Paul explained how he moved from journalism into business school communications and podcasting, bringing a practical, audience-first mindset with him. He explained how a podcast can support knowledge exchange, research visibility, and collaboration, especially when it serves a niche audience well.
Paul and Toby discussed the benefits of podcasting for business schools; the importance of a consistent theme; how to generate internal engagement; the key steps to building and retaining an audience; the platforms and podcasting equipment to use; the metrics to consider; and the dos and don’ts of launching a podcast.
Key takeaways
- The success of a podcast depends on having a clear purpose, a defined audience, and a plan beyond the first episode. Paul Turner advises planning for the long term, well beyond episode ten. Treat early recordings as pilot episodes, share them with people in your target audience and use their feedback to refine the format.
- Regular output matters. Many podcasts fail because they stop too early, so consistency is key to building momentum. Paul Turner notes that 25% of podcasts only publish one episode, and 90% never get beyond episode 10. His own show has run for more than 120 mostly weekly episodes, and that regularity is part of why it now feels “second nature”.
- For academic and business audiences, the content should stay accessible, conversational, and lightly humorous rather than overly formal or jargon-heavy. Don’t speak like an academic and avoid dense phraseology and acronyms that assume everyone knows the jargon. Aim for language that anyone interested in business can follow, and use humour and tangents so serious topics don’t feel like a formal lecture.
- Downloads are not the only measure of success. Reputation, partnerships, reading-list adoption, and real-world connections are better indicators. Focus on outcomes such as new research links, approaches from professional bodies, and episodes being added to university reading/listening lists.
- You do not need expensive equipment to start. A laptop and basic mic can be enough, although good production support helps as the show grows. You can record remotely with a standard computer kit and still make a strong podcast. Setup can evolve as facilities allow.

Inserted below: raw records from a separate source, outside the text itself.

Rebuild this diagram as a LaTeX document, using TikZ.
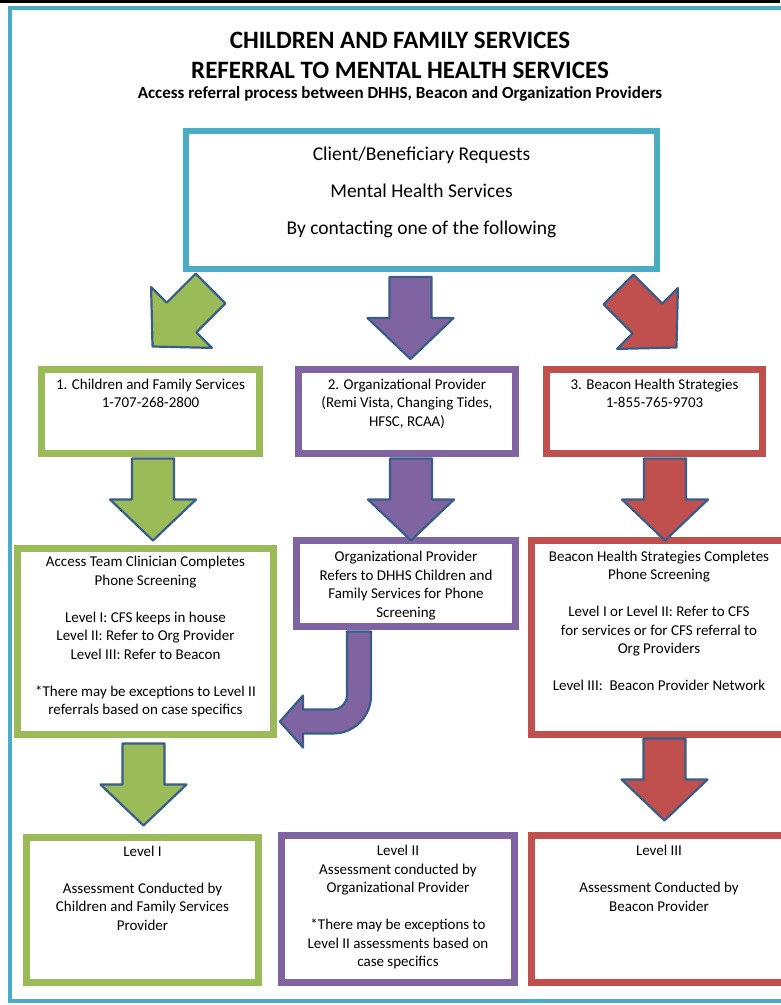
\documentclass[tikz,border=0pt]{standalone}
\usepackage{fontspec}
\setmainfont{Carlito}
\definecolor{cfsgreen}{HTML}{9BBB59}
\definecolor{orgpurple}{HTML}{8064A2}
\definecolor{bhsred}{HTML}{C0504D}
\definecolor{frameblue}{HTML}{4BACC6}
\definecolor{arrowblue}{HTML}{385D8A}
\usetikzlibrary{positioning}

\tikzset{
  pics/blockdown/.style={code={
    \draw[arrowblue, line width=2.2pt, line join=round, fill=#1]
      (-21,0) -- (21,0) -- (21,41) -- (43,41) -- (0,82) -- (-43,41) -- (-21,41) -- cycle;
  }},
  pics/blockcurl/.style={code={
    \draw[arrowblue, line width=2.2pt, line join=round, fill=#1]
      (-12,0) -- (12,0) -- (12,64) arc[start angle=0, end angle=90, radius=38]
      -- (-56,102) -- (-56,116) -- (-79,90) -- (-56,64) -- (-56,78) -- (-26,78)
      arc[start angle=90, end angle=0, radius=14] -- cycle;
  }}
}

\begin{document}
\begin{tikzpicture}[x=1pt, y=-1pt,
    box/.style={draw, line width=7pt, inner sep=0pt},
    boxtext/.style={font=\fontsize{15}{18.5}\selectfont, align=center, inner sep=0pt}]
  \useasboundingbox[fill=white] (0,0) rectangle (780,1005);

  % Page edge and outer frame
  \fill[black] (0,0) rectangle (780,2.5);
  \draw[frameblue, line width=4pt] (10,8) rectangle (790,1001);

  % Heading
  \node[font=\bfseries\fontsize{25}{30}\selectfont, align=center] (title) at (400,55)
    {CHILDREN AND FAMILY SERVICES\\REFERRAL TO MENTAL HEALTH SERVICES};
  \node[font=\bfseries\fontsize{17}{20}\selectfont] (subtitle) at (400,94)
    {Access referral process between DHHS, Beacon and Organization Providers};

  % Client request box
  \node[box, draw=frameblue, line width=6pt, minimum width=471pt, minimum height=138pt] (req) at (421.5,200) {};
  \node[font=\fontsize{19.5}{37}\selectfont, align=center] (reqtext) at (421.5,192)
    {Client/Beneficiary Requests\\Mental Health Services\\By contacting one of the following};

  % Three ways in
  \pic[rotate=-45] at ([shift={(27.5,16.5)}]req.south west) {blockdown=cfsgreen};
  \pic at ([shift={(-11,5)}]req.south) {blockdown=orgpurple};
  \pic[rotate=45] at ([shift={(-41.5,17.5)}]req.south east) {blockdown=bhsred};

  \node[box, draw=cfsgreen, minimum width=218pt, minimum height=84pt] (cfs) at (150.5,411.5) {};
  \node[box, draw=orgpurple, minimum width=217pt, minimum height=84pt] (org) at (407,411.5) {};
  \node[box, draw=bhsred, minimum width=216pt, minimum height=84pt] (bhs) at (654.5,411.5) {};
  \node[boxtext, below=12.5pt of cfs.north] (cfstext) {1. Children and Family Services\\1-707-268-2800};
  \node[boxtext, below=12.5pt of org.north] (orgtext) {2. Organizational Provider\\(Remi Vista, Changing Tides,\\HFSC, RCAA)};
  \node[boxtext, below=12.5pt of bhs.north] (bhstext) {3. Beacon Health Strategies\\1-855-765-9703};

  % Screening
  \node[box, draw=cfsgreen, minimum width=256pt, minimum height=186pt] (access) at (145.5,641.5) {};
  \node[box, draw=orgpurple, minimum width=219pt, minimum height=86pt] (orgref) at (406,583.5) {};
  \node[box, draw=bhsred, minimum width=255pt, minimum height=194pt] (beacon) at (659,637.5) {};
  \node[boxtext, below=11pt of access.north] (accesstext)
    {Access Team Clinician Completes\\Phone Screening\\[18.5pt]Level I: CFS keeps in house\\Level II: Refer to Org Provider\\Level III: Refer to Beacon\\[18.5pt]*There may be exceptions to Level II\\referrals based on case specifics};
  \node[boxtext, below=14pt of orgref.north] (orgreftext)
    {Organizational Provider\\Refers to DHHS Children and\\Family Services for Phone\\Screening};
  \node[boxtext, below=13.5pt of beacon.north] (beacontext)
    {Beacon Health Strategies Completes\\Phone Screening\\[18.5pt]Level I or Level II: Refer to CFS\\for services or for CFS referral to\\Org Providers\\[18.5pt]Level III:~ Beacon Provider Network};

  % Assessment level
  \node[box, draw=cfsgreen, minimum width=232pt, minimum height=145pt] (lvlI) at (142.5,910) {};
  \node[box, draw=orgpurple, minimum width=233pt, minimum height=147pt] (lvlII) at (398,909) {};
  \node[box, draw=bhsred, minimum width=255pt, minimum height=147pt] (lvlIII) at (659,909) {};
  \node[boxtext, below=11.5pt of lvlI.north] (lvlItext)
    {Level I\\[18.5pt]Assessment Conducted by\\Children and Family Services\\Provider};
  \node[boxtext, below=13pt of lvlII.north] (lvlIItext)
    {Level II\\Assessment conducted by\\Organizational Provider\\[18.5pt]*There may be exceptions to\\Level II assessments based on\\case specifics};
  \node[boxtext, below=13pt of lvlIII.north] (lvlIIItext)
    {Level III\\[18.5pt]Assessment Conducted by\\Beacon Provider};

  % Block arrows between rows
  \foreach \src/\dx/\dy/\col in {cfs/2.5/1.5/cfsgreen, org/4/1.5/orgpurple, bhs/10.5/1.5/bhsred,
                                 access/-2/5.5/cfsgreen, beacon/5.5/0.5/bhsred} {
    \pic at ([shift={(\dx,\dy)}]\src.south) {blockdown=\col};
  }
  \pic at ([shift={(-47,1.5)}]orgref.south) {blockcurl=orgpurple};
\end{tikzpicture}
\end{document}
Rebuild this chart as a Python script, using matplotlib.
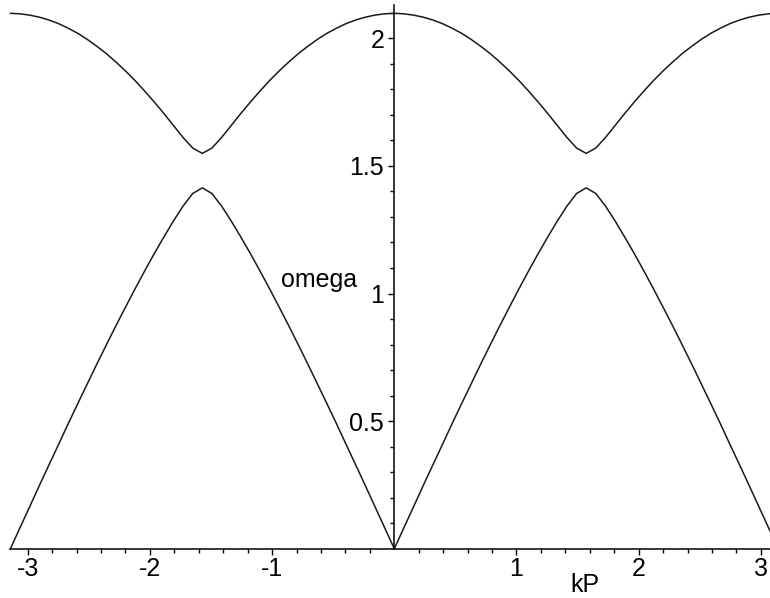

- The best podcasts feel human, enjoyable, and useful. It’s best if they are not overly self-serious or internally focused. Podcasts that sound like dull lectures lose listeners within minutes. It’s better to let personality and humour show through.
In their words
“I would say that internal expectations can be tricky, especially depending on who you’re speaking to. But if you’re building it as more like a reputation‑building exercise than a publicity mechanism – and there’s a differentiation there – it’s not just getting your name here, there and everywhere and getting hundreds of people listening. Still, it’s getting people to know what you are renowned for and building knowledge of you as an institution as being really good at a certain thing. I would say that’s it. Don’t get obsessed with numbers. Obviously, you want people to listen, but emphasise it as reputation‑building, as another avenue for getting your name out there and seeing what might come as a result of it.” – Paul Turner, Lancaster University Management School.